Critique littéraire : « Street Art » de Simon Armstrong

Une nouvelle approche des fondamentaux du street art qui se veut engageante, illustrée, conçue et écrite de manière experte.

Simon Armstrong n’est pas à sa réflexion première et connaît son sujet puisqu’il a déjà édité, acquis, vendu et collectionné un nombre infini de livres sur l’histoire du graffiti et du street art. Spécialisé dans ce domaine, il a suivi l’évolution du street art comme libraire et acheteur pour le Tate et Design Museum de Londres. Dans Street Art, il nous livre un essai fouillé sur l’art urbain comme étant  « l’expression d’un désir humain » relevant « d’une sous-culture artistique, riche et tenace, qui apostrophe en fait tout un chacun ».  

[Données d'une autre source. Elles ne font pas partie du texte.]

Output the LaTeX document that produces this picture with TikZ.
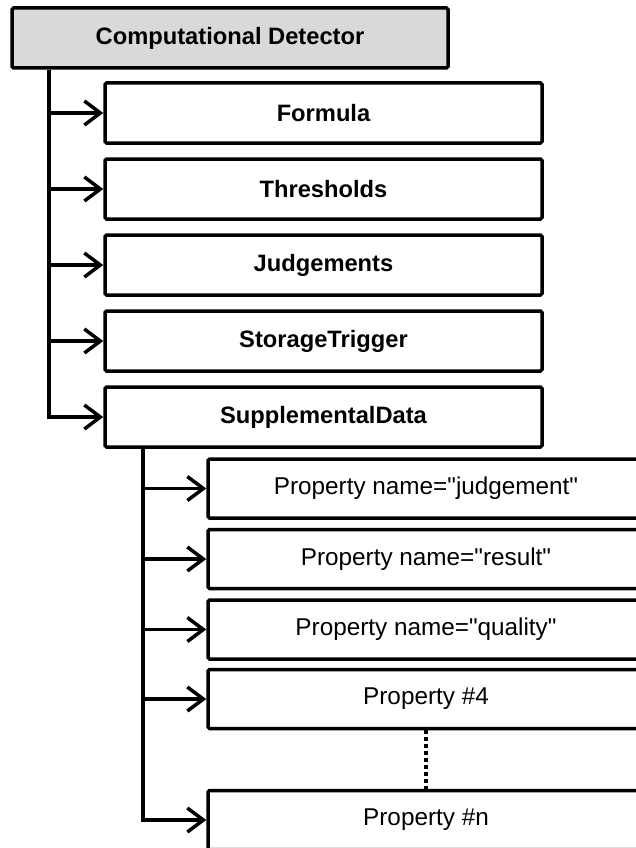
\documentclass[tikz,border=0pt]{standalone}
\usepackage{fontspec}
\setmainfont{Liberation Sans}
\newfontfamily\arialfont{Liberation Sans}
\usetikzlibrary{arrows.meta}
\begin{document}
\begin{tikzpicture}[x=1pt,y=-1pt,
  box/.style={draw=black,line width=3.5pt,rounded corners=1.5pt,fill=white,inner sep=0pt,
    minimum width=436pt,minimum height=60pt,font=\arialfont\fontsize{24.3}{28}\selectfont},
  bbox/.style={box,font=\arialfont\fontsize{23.7}{28}\selectfont\bfseries},
  pbox/.style={box,minimum height=59pt},
  conn/.style={line width=3.5pt,line join=miter},
  arr/.style={conn,-{Straight Barb[length=16pt,width=24pt,line width=3.5pt]}}]
\useasboundingbox (0,0) rectangle (636,848);
\clip (0,0) rectangle (636,848);
\coordinate (t1) at (49,0);
\coordinate (t2) at (143,0);
\node[bbox,fill={rgb,255:red,217;green,217;blue,217}] (top) at (230,38) {Computational Detector};
\node[bbox,minimum width=437pt] (formula) at (323.5,113) {Formula};
\node[bbox,minimum width=437pt] (thresh) at (323.5,189) {Thresholds};
\node[bbox,minimum width=437pt] (judg) at (323.5,265) {Judgements};
\node[bbox,minimum width=437pt] (store) at (323.5,341) {StorageTrigger};
\node[bbox,minimum width=437pt] (supp) at (323.5,417) {SupplementalData};
\node[pbox] (p1) at (426,488.5) {Property name="judgement"};
\node[pbox] (p2) at (426,559) {Property name="result"};
\node[pbox] (p3) at (426,629.5) {Property name="quality"};
\node[pbox] (p4) at (426,699) {Property \#4};
\node[pbox] (pn) at (426,820) {Property \#n};
\foreach \c in {formula,thresh,judg,store,supp}
  \draw[arr] (t1 |- top.south) |- (\c.west);
\foreach \c in {p1,p2,p3,p4,pn}
  \draw[arr] (t2 |- supp.south) |- (\c.west);
\draw[line width=3.5pt,dash pattern=on 4pt off 3pt] (p4.south) -- (pn.north);
\end{tikzpicture}
\end{document}
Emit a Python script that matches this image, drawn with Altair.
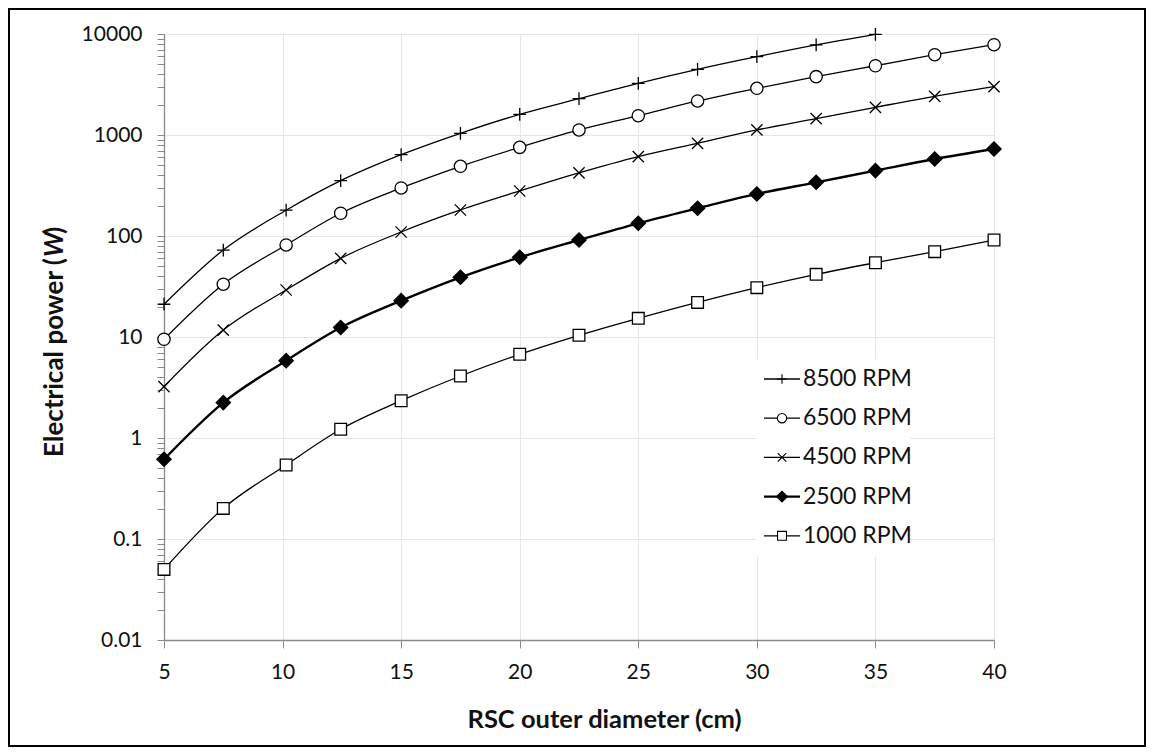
import altair as alt
import pandas as pd

# ---------------- data ----------------
diameter_cm = [5, 7.5, 10.15, 12.45, 15, 17.5, 20, 22.5, 25, 27.5, 30, 32.5, 35, 37.5, 40]
series_names = ["8500 RPM", "6500 RPM", "4500 RPM", "2500 RPM", "1000 RPM"]

power_8500 = [21.1, 72.6, 180, 353, 638, 1040, 1600, 2290, 3250, 4470, 5960, 7790, 9900]
power_6500 = [9.5, 33.3, 81.5, 168, 299, 490, 755, 1122, 1553, 2172, 2900, 3780, 4850, 6240, 7830]
power_4500 = [3.22, 11.7, 29.2, 60.1, 109.6, 181, 279, 421, 610, 827, 1122, 1452, 1880, 2416, 3010]
power_2500 = [0.615, 2.24, 5.83, 12.4, 22.9, 39.0, 61.5, 91.3, 133.6, 188, 261, 340, 444, 578, 727]
power_1000 = [0.050, 0.201, 0.541, 1.22, 2.34, 4.11, 6.74, 10.4, 15.3, 22.0, 30.8, 41.7, 54.4, 70.0, 91.2]

x_tick_values = [5, 10, 15, 20, 25, 30, 35, 40]
y_major_ticks = [0.01, 0.1, 1, 10, 100, 1000, 10000]
y_all_ticks = sorted({round(m * v, 6) for v in y_major_ticks[:-1] for m in range(1, 10)} | {10000})

x_title = "RSC outer diameter (cm)"
y_title_parts = ["Electrical power (", "W", ")"]

# ---------------- table ----------------
rows = []
for name, vals in zip(series_names, [power_8500, power_6500, power_4500, power_2500, power_1000]):
    for d, p in zip(diameter_cm, vals):
        rows.append({"diameter": d, "power": p, "series": name})
df = pd.DataFrame(rows)

# ---------------- styles ----------------
FONT = "Lato"
TXT = "#111111"
AX = "#8a8a8a"
GRID = "#e6e6e6"

marker_paths = {
    "8500 RPM": "M-0.85,0H0.85M0,-0.85V0.85",
    "6500 RPM": "M0.82,0A0.82,0.82,0,1,1,-0.82,0A0.82,0.82,0,1,1,0.82,0Z",
    "4500 RPM": "M-0.75,-0.75L0.75,0.75M-0.75,0.75L0.75,-0.75",
    "2500 RPM": "M-0.95,0L0,-0.95L0.95,0L0,0.95Z",
    "1000 RPM": "M-0.78,-0.78H0.78V0.78H-0.78Z",
}
marker_fill = {n: ("black" if n == "2500 RPM" else "white") for n in series_names}
line_width = {n: (2.4 if n == "2500 RPM" else 1.3) for n in series_names}

major_test = "abs(log(datum.value)/LN10 - round(log(datum.value)/LN10)) < 1e-6"

x_enc = alt.X(
    "diameter:Q",
    scale=alt.Scale(domain=[5, 40], nice=False, zero=False),
    axis=alt.Axis(
        values=x_tick_values, format="d", tickSize=8, tickColor=AX, domainColor=AX,
        domainWidth=1.3, gridColor=GRID, labelPadding=13, labelFontSize=21,
        labelColor=TXT, labelFont=FONT, labelFlush=False, labelOverlap=False,
        title=x_title, titleFont=FONT, titleFontSize=25.5, titleFontWeight="bold",
        titleColor=TXT, titleX=440, titleY=79, titleBaseline="middle", titleAlign="center",
    ),
)
y_enc = alt.Y(
    "power:Q",
    scale=alt.Scale(type="log", domain=[0.01, 10000], nice=False),
    axis=alt.Axis(
        values=y_all_ticks, format="~g",
        labelExpr=f"({major_test}) ? datum.label : ''",
        gridOpacity={"condition": {"test": major_test, "value": 1}, "value": 0},
        gridColor=GRID, tickSize=7, tickColor=AX, domainColor=AX, domainWidth=1.3,
        labelPadding=15, labelFontSize=21, labelColor=TXT, labelFont=FONT,
        labelFlush=False, labelOverlap=False, title=None,
    ),
)

base = alt.Chart(df).encode(x=x_enc, y=y_enc)

lines = base.mark_line(interpolate="monotone", color="black").encode(
    detail="series:N",
    strokeWidth=alt.condition("datum.series === '2500 RPM'", alt.value(2.4), alt.value(1.3)),
)

shape_cond = {
    "condition": [
        {"test": f"datum.series === '{n}'", "value": marker_paths[n]} for n in series_names[:-1]
    ],
    "value": marker_paths[series_names[-1]],
}
points = base.mark_point(filled=True, stroke="black", strokeWidth=1.3, opacity=1, size=225).encode(
    shape=shape_cond,
    fill=alt.condition("datum.series === '2500 RPM'", alt.value("black"), alt.value("white")),
)

# ---------------- legend (inside the plot, drawn with marks) ----------------
one = alt.Data(values=[{}])
LEG_X0, LEG_X1, LEG_TXT = 600, 636, 639
LEG_Y0, LEG_DY = 345, 39.2

legend_layers = [
    alt.Chart(one).mark_rect(fill="white", stroke="white").encode(
        x=alt.value(593), x2=alt.value(745), y=alt.value(325), y2=alt.value(522)
    )
]
for i, name in enumerate(series_names):
    yy = LEG_Y0 + i * LEG_DY
    legend_layers.append(
        alt.Chart(one).mark_rule(color="black", strokeWidth=line_width[name]).encode(
            x=alt.value(LEG_X0), x2=alt.value(LEG_X1), y=alt.value(yy)
        )
    )
    legend_layers.append(
        alt.Chart(one).mark_point(
            shape=marker_paths[name], size=130, filled=True, fill=marker_fill[name],
            stroke="black", strokeWidth=1.1, opacity=1,
        ).encode(x=alt.value((LEG_X0 + LEG_X1) / 2), y=alt.value(yy))
    )
    legend_layers.append(
        alt.Chart(one).mark_text(
            text=name, align="left", baseline="middle", font=FONT, fontSize=23, color=TXT
        ).encode(x=alt.value(LEG_TXT), y=alt.value(yy))
    )

frame = alt.Chart(one).mark_rect(fillOpacity=0, stroke="black", strokeWidth=2).encode(
    x=alt.value(-155), x2=alt.value(981), y=alt.value(-25), y2=alt.value(712)
)

ytitle_1 = alt.Chart(one).mark_text(
    text=y_title_parts[0], angle=270, align="right", baseline="middle",
    font=FONT, fontSize=26, fontWeight="bold", color=TXT,
).encode(x=alt.value(-109), y=alt.value(224))
ytitle_2 = alt.Chart(one).mark_text(
    text=y_title_parts[1], angle=270, align="left", baseline="middle",
    font=FONT, fontSize=26, fontWeight="bold", fontStyle="italic", color=TXT,
).encode(x=alt.value(-109), y=alt.value(223))
ytitle_3 = alt.Chart(one).mark_text(
    text=y_title_parts[2], angle=270, align="left", baseline="middle",
    font=FONT, fontSize=26, fontWeight="bold", color=TXT,
).encode(x=alt.value(-109), y=alt.value(200))

chart = alt.layer(
    frame, lines, points, *legend_layers, ytitle_1, ytitle_2, ytitle_3
).properties(
    width=830, height=606,
    autosize=alt.AutoSizeParams(type="none"),
    padding={"left": 156, "top": 26, "right": 152, "bottom": 107},
).configure_view(strokeWidth=0).configure(font=FONT, background="white")

chart.save("out.html", embed_options={"renderer": "svg", "actions": False})
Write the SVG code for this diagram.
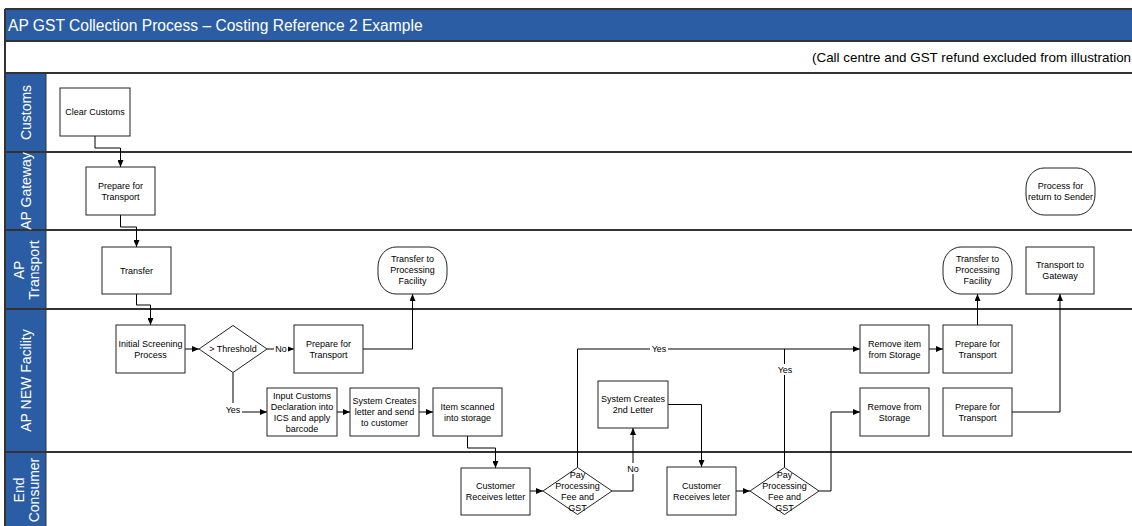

Un panorama historique qui traduit un phénomène culturel planétaire

L’auteur débute par l’inventaire historique du mouvement en remontant aux figures et symboles des grottes de Lascaux à ceux du graffiti, à travers ses évolutions, ses injustices et ses coups d’éclats. Illustré par de superbes photos qui égrènent les grands noms de l’art urbain mondial, Simon Armstrong passe ainsi en revue les tenants clés du genre, thèmes et concepts qui dominent au sein de cette culture. Il a également la bonne idée d’étayer son propos à travers huit entrées où il mêle forces et antagonismes du street art. Par exemple, le simple graffiti qualifié de « vandalisme » pour les uns, peut être aussi une expression digne de figurer dans les musées pour les autres, d’où son ambivalence.

On retrouve également des artistes « contributeurs accros » qui œuvrent coûte que coûte pour s’exposer dans les rues malgré les risques (autorités, dangerosité des lieux…).  On a apprécié la série d’interventions et leurs photographies de MOBST illustrant les relations entre certains graffeurs et ceux qui cherchent à les effacer. Ainsi, on revit, depuis le cœur du foyer, le formidable embrassement d’un art supposé interdit pour « faire entendre une revendication, prouver qu’on existe en tant qu’auteur, créer, forger, archiver, styliser… ».

Un tournant institutionnel qui s’accompagne d’une volonté de théoriser

« Le graffiti est pour l’essentiel un mouvement anti-art qui transforme le vandalisme en courant artistique ».

Street Art retrace l’épopée de  cet art comme instrument de contestation dans un contexte où la  production réservée à l’origine à l’espace urbain a envahi celui des galeries, faisant émerger une véritable cote pour certains artistes. En explorant ses fondements et son influence durable, Simon Armstrong réussit à théoriser avec profondeur le monde du street art dans son ensemble pour mieux en révéler les subtilités.

On ressent l’inquiétude de Simon Armstrong quand il interroge sur les relations complexes de cette pratique face aux lois, au marché de l’art et à la gentrification à mesure qu’elle évolue et qu’elle adopte de nouveaux matériaux, styles et techniques.  Il n’en dévoile pas moins un sujet sociologique des plus contemporains : comment cet acte qualifié d’illégal peut-il s’ériger en art et être l’expression d’une culture ? On saura, au fil des pages, que le street art se trouve à un tournant entre l’illégalité et l’imaginaire collectif, entre le contestataire et le produit dérivé dont les œuvres prouvent l’immense diversité du street art.

Un guide fondamental du Street Art

Simon Armstrong décrit le street art comme un phénomène culturel planétaire. Il se veut « guide de base », instructif et coloré pour le plaisir du lecteur. Ses références demeurent  accessibles à un large public, appuyées d’un glossaire et d’une bibliographie offrant les éléments pour ceux qui souhaitent poursuivre l’étude ou le divertissement. L’analyse est d’une parfaite limpidité pour débuter ou découvrir le genre. En effet, il offre une lecture aisée, passionnante et précise de ce mouvement artistique. Un livre qui deviendra sûrement une référence.

Publié dans la collection « l’Art en poche » des éditions Flammarion, Street Art se lit et se relit à l’infini, et tout ça à prix d’ami (12€) !

A propos de l’auteur :

Simon Armstrong est un auteur, artiste, agent, éditeur et acheteur de livres pour Tate Modern, Tate Britain et Tate Liverpool. Il a travaillé comme DJ, promoteur de club, libraire, gérant de librairie et responsable de la vente au détail au Design Museum de Londres. Il est également l’auteur de Cool Art et Cool Architecture.

Référence : Simon Armstrong, Street Art. Flammarion. Publié le 11 septembre 2019, 179 p. 12€.